Séoul découvre le modèle pluriethnique
Publié le 6 juillet 2009 par Arnaud Vojinovic
En 2020, les « kosian » (métis) devraient atteindre 30% des naissances de la population sud-coréenne qui depuis toujours se vit ethniquement pure. Au pays du matin calme, facilement raciste, on se prépare à cette donne majeure.
La sortie le 25 juin dernier dans les salles coréennes de « Bandhobi » (« mon amie » en bengali) du réalisateur coréen Shin Dong-il est symptomatique d’une transformation profonde de la société coréenne. Le pays que l’on qualifie encore parfois de « pays ermite » est en train de devenir une société pluriethnique. Pourtant la double nationalité n’est pas reconnue, sauf cas particuliers et de façon temporaire. Et les conditions pour obtenir la nationalité sont tellement contraignantes (à part pour les footballeurs de haut niveau) qu’aujourd’hui on dénombre 1 million d’étrangers (dont 200 000 qui seraient des illégaux) résidant plus de 3 mois en Corée. Cela n’est pas sans poser un certain nombre de problèmes pour un pays qui il y a à peine dix ans se considérait comme ethniquement homogène.
La Corée avait pour habitude de fournir des contingents de migrants essaimant des communautés à travers le monde au fil de son histoire : en Chine, en URSS, au Japon pendant l’occupation (1910-1945), en Allemagne (en grande partie des infirmiers et des mineurs dans les années 1970), aux Etats Unis (dans les années 1980 afin d’assurer à leurs enfants l’accès aux meilleures universités) et en Amérique du Sud, pays auxquels on ajoutera les 200 000 enfants adoptés, du fait d’une natalité défaillante, le flux migratoire s’est inversé.
Ces étrangers sont des femmes asiatiques appelées afin de résorber le déséquilibre démographique dans les campagnes mais aussi des Philippins, Indonésiens, Bengali, Vietnamiens et Chinois d’origine coréenne venant grossir des bataillons d’une main d’œuvre bon marché dans les secteurs de l’industrie, de la construction et de la restauration. Les visas de longue durée viennent d’être étendus de 3 à 5 ans. Au delà le travailleur étranger doit retourner dans son pays d’origine et y résider au moins un mois avant de pouvoir revenir en Corée.
Tous rêvant d’un avenir meilleur auront une grande chance de ne connaitre que pauvreté et racisme au mieux, violence sexuelle ou domestique dans les pires des cas.

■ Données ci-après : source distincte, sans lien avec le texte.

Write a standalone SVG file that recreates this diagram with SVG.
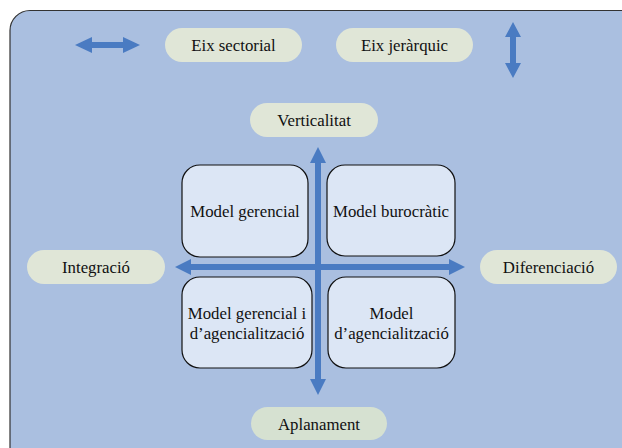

Une bombe démographique à retardement
Véritable bombe à retardement démographique, ces kosians (enfant dont un des parents est coréen et l’autre d’un pays asiatique) devraient selon les projections atteindre 30% des naissances en 2020. Et l’enjeu est majeur car aujourd’hui dans la culture populaire, la notion d’une Corée ethniquement homogène est fortement ancrée et le fait que les familles concernées soient pauvres n’aide pas à leur acceptation par le reste de la population.
Alors que les sondages montrent une société coréenne ouverte et tolérante acceptant sans difficultés ces enfants métis, la réalité est tout autre dans une société profondément raciste : absence de statut en cas de divorce avant d’avoir obtenu la nationalité coréenne, violence conjugale (avec une victime considérée par la société comme fautive), rejet et refus d’une mixité sociale avec des enfants métis quand ils ne sont pas maltraités à l’école [[Le Comité pour l’élimination de la discrimination raciale des Nations Unies (CERD) relevait dans son rapport 2007 pour la Corée « la persistance d’une discrimination sociale généralisée à l’encontre des étrangers, notamment des travailleurs migrants et des enfants nés d’unions interethniques, dans tous les domaines de la vie, notamment l’emploi, le mariage, le logement, l’éducation et les relations sociales ».]].
Un programme d’accompagnement de 40 millions d’€
Pour essayer de prévenir une crise qui pourrait s’avérer destructrice, la langue étant la première barrière, le gouvernement à travers le Ministère de l’Education, des Sciences et des Technologies a développé un programme d’accompagnement pour ses familles qui s’étalera de 2009 à 2012. Doté d’une enveloppe budgétaire de 40 millions d’€uros le programme comporte des évaluations, des accompagnements scolaires et selon la nationalité de la mère l’édition du livret de vie scolaire des enfants en chinois, japonais, vietnamien ou encore mongole avec la possibilité de rencontrer un enseignant accompagné d’un interprète. 20 000 familles sont concernées par le programme.
Pour le bien de tous depuis les années 2000 de nombreuses associations civiques ont vu le jour et travaillent sur le terrain pour aider les « expats ». Mais elles attendent plus des régions et du gouvernement, de véritables programmes afin que la société coréenne acceptent enfin ses « familles multiculturelles » en leur faisant jouer par exemple un rôle notable dans le tissu local.